Персонифицированная группа, так принято было называть это явление в Таниной науке, стала хранителем и блюстителем устоев его жизни, устоев смешных, недавно возникших, не имевших за собой сколько-нибудь длительной культурной почвы, земли, основы. На этой недавно намытой самыми разными веяниями земле Косте хотелось играть роль Учителя. Тем самым эта роль тоже превращалась в фантом. Наставник, Мастер в средневековом, старонемецком смысле этого слова, что-то от Гёте, Томаса Манна, от ушедшей в прошлое высокой европейской культуры, поддерживаемой лишь немногими счастливцами из тех, кто способен вкушать ее плоды, хранитель квинтэссенции духа человеческого... Мастер, Избранник, со всей традицией поклонения, благоговения и авторитета, которые связаны в нашем представлении с этими словами.

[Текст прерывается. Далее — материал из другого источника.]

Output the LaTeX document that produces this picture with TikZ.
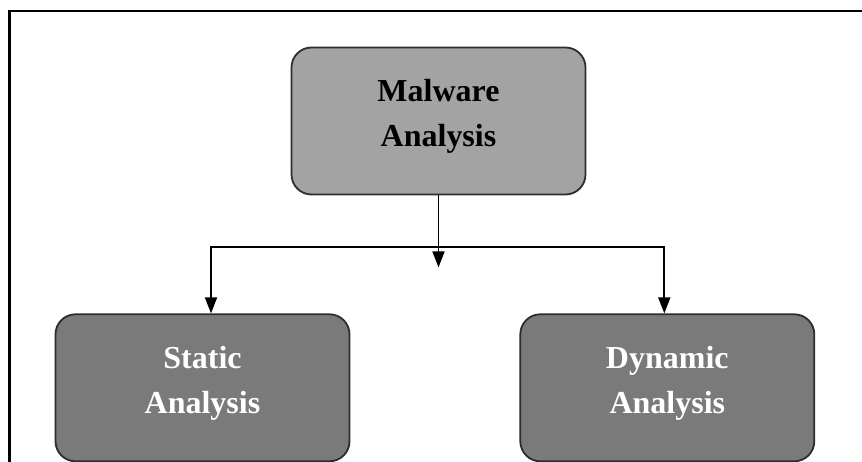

...Впрочем, все эти соображения пришли Тане в голову, разумеется, не описываемой нами ночью и не по поводу отношений Кости и мужа. Их отношения, а лучше сказать — противостояние, были для нее подсказанным жизнью примером на тему, о которой Таня в последнее время начала размышлять. Размышляла же Таня, опять-таки выражаясь по-научному, о роли фантомов, то есть выдуманного, воображенного, в формировании поведения личности.
Таня с грустью подозревала, что фантом, когда-то давно, видимо в ранней юности, Костей воображенный, уже отделился от него и постепенно вступал в свои права. Он уже сам кроил и перекраивал Костю, — так порой казалось Тане.
ГЛАВА ВТОРАЯ
— Татьяна пришла, — зачем-то объявил Виктор, будто никто не заметил, что она пришла. А может, и впрямь никто не заметил? От бессонницы у Тани болели глаза (она плохо спала минувшей ночью), хотелось быстрее пройти в «коробочку» (так называлась у них вторая, задняя комнатенка), тихо сесть, уткнуться в свое, ничего не слышать. Наталья Ивановна Фалалеева висела на телефоне в «предбаннике» — первой их большой комнате, где протекала вся общественная, а также личная жизнь лаборатории.
— Пойми, ласточка, все, мода кончилась, донашиваем последние дни. Будь оперативной, через месяц не купят. Вчера я загнала последнюю пару, ну да, те самые, что привез Фролов.
Двое аспирантов второго года обучения играли в слова. Никифорыч слонялся по комнате, пощелкивая пальцами.